I can see in the logs that the arbitrator decided to shut down both nodes at the same time, but there is nothing in the logs indicating any reason for this.

If you can provide more information, feel free to add it to this bug and change the status back to 'Open'.

Thank you for your interest in MySQL.
[8 Sep 2006 9:04] Jonas Oreland
Hi,

One additional comment.
The node dies due to hearbeat failure (both of them)
This might mean that you run some big cron job in the middle of the
  night that e.g make diskbackup or similar...
  This can cause db-nodes to get swapped out, and cause hearbeat failures..

/Jonas
[12 Sep 2006 2:07] Jason Downing
Hi Jonas,

Thanks for the info about the missed heartbeats. I've considered this carefully for a few days, and this is my conclusion: 

First, there ia no cron job running on either data node, or the management node. There may be on the sql nodes, I'm not entirely sure. I can investigate if you like. Both data nodes are dedicated machines running 2.6.17 debian, and the only packages are ntpd, ntp-simple, vsftpd, and whatever debian comes with standard.

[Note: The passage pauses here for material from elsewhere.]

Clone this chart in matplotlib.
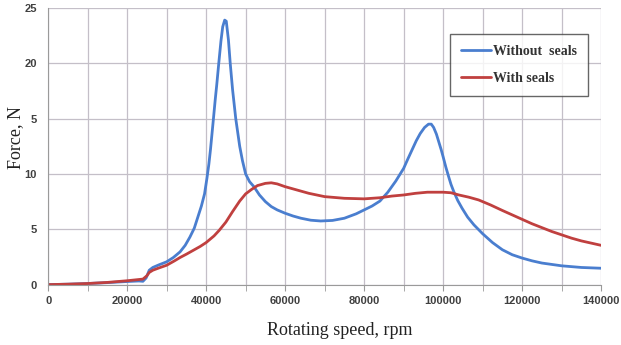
import numpy as np
import matplotlib
matplotlib.use("Agg")
import matplotlib.pyplot as plt

# rotating speed (rpm) and force (N)
speed_wo = [0, 5000, 10000, 15000, 20000, 23000, 24000, 24800, 25600, 26500, 28000,
            30000, 31700, 33400, 34700, 35900, 37000, 37900, 38800, 39600, 40200,
            40700, 41100, 41800, 42300, 42700, 43200, 43750, 44200, 44700, 45100,
            45650, 46100, 46700, 47500, 48500, 49200, 50000, 51000, 52100, 53500,
            55000, 56500, 58000, 60000, 62000, 64000, 66500, 69000, 72000, 75000,
            78000, 80000, 82000, 84000, 86000, 88000, 90000, 91000, 92100, 93200,
            94200, 95300, 96300, 97000, 97600, 98300, 98900, 99500, 100000, 100700,
            101400, 102000, 102700, 103700, 104800, 106200, 107800, 110000, 112500,
            115000, 117500, 120000, 122500, 125000, 130000, 135000, 140000]
force_wo = [0, 0.04, 0.1, 0.18, 0.28, 0.33, 0.3, 0.6, 1.3, 1.55, 1.78,
            2.06, 2.45, 2.96, 3.55, 4.3, 5.1, 6.1, 7.1, 8.2, 9.6,
            10.9, 12.2, 14.8, 16.7, 18.1, 20.0, 22.0, 23.3, 23.9, 23.8,
            22.1, 20.0, 17.6, 15.0, 12.5, 11.2, 10.0, 9.3, 8.85, 8.1,
            7.5, 7.05, 6.75, 6.45, 6.2, 6.0, 5.82, 5.75, 5.8, 6.0,
            6.4, 6.75, 7.1, 7.55, 8.35, 9.35, 10.5, 11.3, 12.15, 13.0,
            13.65, 14.2, 14.5, 14.5, 14.2, 13.6, 12.9, 12.2, 11.55, 10.6,
            9.75, 9.05, 8.4, 7.6, 6.9, 6.1, 5.4, 4.6, 3.8,
            3.15, 2.7, 2.4, 2.15, 1.95, 1.7, 1.55, 1.48]

speed_w = [0, 5000, 10000, 15000, 20000, 24000, 25000, 25600, 26500, 28000, 30000,
           32000, 33400, 35000, 37000, 38500, 40000, 42000, 43300, 45000, 46700, 48500,
           50000, 51500, 53000, 55000, 56500, 58000, 60000, 63000, 66000, 70000,
           75000, 80000, 84000, 87000, 90000, 93000, 96000, 100000, 102000, 104000,
           106500, 109000, 112000, 115000, 117500, 120000, 122500, 125000, 127500,
           130000, 132500, 135000, 137500, 140000]
force_w = [0, 0.04, 0.1, 0.2, 0.35, 0.5, 0.8, 1.1, 1.3, 1.5, 1.75,
           2.15, 2.45, 2.75, 3.15, 3.45, 3.8, 4.4, 4.9, 5.65, 6.6, 7.55,
           8.2, 8.6, 8.95, 9.15, 9.2, 9.1, 8.85, 8.55, 8.25, 7.95,
           7.8, 7.75, 7.85, 8.0, 8.1, 8.25, 8.35, 8.35, 8.3, 8.1,
           7.9, 7.65, 7.2, 6.7, 6.3, 5.9, 5.5, 5.15, 4.8,
           4.5, 4.2, 3.95, 3.75, 3.55]

yticks = [0, 5, 10, 15, 20, 25]
ytick_labels = ["0", "5", "10", "5", "20", "25"]
xticks = [0, 20000, 40000, 60000, 80000, 100000, 120000, 140000]

fig = plt.figure(figsize=(6.21, 3.45), dpi=100)
ax = fig.add_axes([0.0775, 0.175, 0.8905, 0.802])

ax.plot(speed_wo, force_wo, color="#4a7ecf", lw=2.0, label="Without  seals",
        solid_joinstyle="round", solid_capstyle="round")
ax.plot(speed_w, force_w, color="#c0403f", lw=2.0, label="With seals",
        solid_joinstyle="round", solid_capstyle="round")

ax.set_xlim(0, 140000)
ax.set_ylim(0, 25)
ax.set_xticks(xticks)
ax.set_xticks(np.arange(0, 140001, 10000), minor=True)
ax.set_yticks(yticks)
ax.set_yticklabels(ytick_labels)
ax.grid(True, which="both", color="#c4bfc8", lw=0.9)
ax.set_axisbelow(True)

for s in ["top", "right"]:
    ax.spines[s].set_visible(False)
for s in ["left", "bottom"]:
    ax.spines[s].set_color("#9a9a9a")

ax.tick_params(axis="x", which="both", length=4, color="#9a9a9a", labelsize=8, labelcolor="#404040", pad=4)
ax.tick_params(axis="y", length=0, labelsize=8, labelcolor="#404040", pad=8)
for lab in ax.get_xticklabels() + ax.get_yticklabels():
    lab.set_fontweight("bold")
    lab.set_family("Liberation Sans")

ax.set_xlabel("Rotating speed, rpm", family="Liberation Serif", fontsize=13, color="#222222")
ax.xaxis.set_label_coords(0.528, -0.135)
ax.set_ylabel("Force, N", family="Liberation Serif", fontsize=13, color="#222222")
ax.yaxis.set_label_coords(-0.043, 0.53)

leg = ax.legend(loc="upper right", bbox_to_anchor=(0.976, 0.906),
                prop={"family": "Liberation Serif", "weight": "bold", "size": 10},
                frameon=True, fancybox=False, handlelength=2.2, handletextpad=0.1, labelspacing=1.0,
                borderpad=0.8, borderaxespad=0)
leg.get_frame().set_edgecolor("#404040")
leg.get_frame().set_linewidth(1.0)
for t in leg.get_texts():
    t.set_color("#333333")

fig.savefig("out.png", dpi=100)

The database was under heavy load.

It seems to me that if the data node was only performing mysql functions, then it must be these functions that are causing the machine to miss heartbeats.

The data nodes have 512 MB of ram each, and data/index are set to 250/50. This should leave 200 MB free on the machine, to handle only minor tasks.

My conclusion is that the problem is in mysql, and that unless it is fixed, mysql will never perform properly under heavy load. I suggest that mysql is too busy with database tasks to respond to the heartbeats, and that the best fix is to have mysql assign a higher priority to heartbeat responses.

I would also like to reiterate my previous suggestion that missed heart beats should be logged in the data nodes in the ndb_out.log files.

I am happy to provide whatever I can to resolve this problem. If you would like me to set up my test cluster, give you access and load it heavily so you can investigate, please give me the word and I will.

Thanks, Jason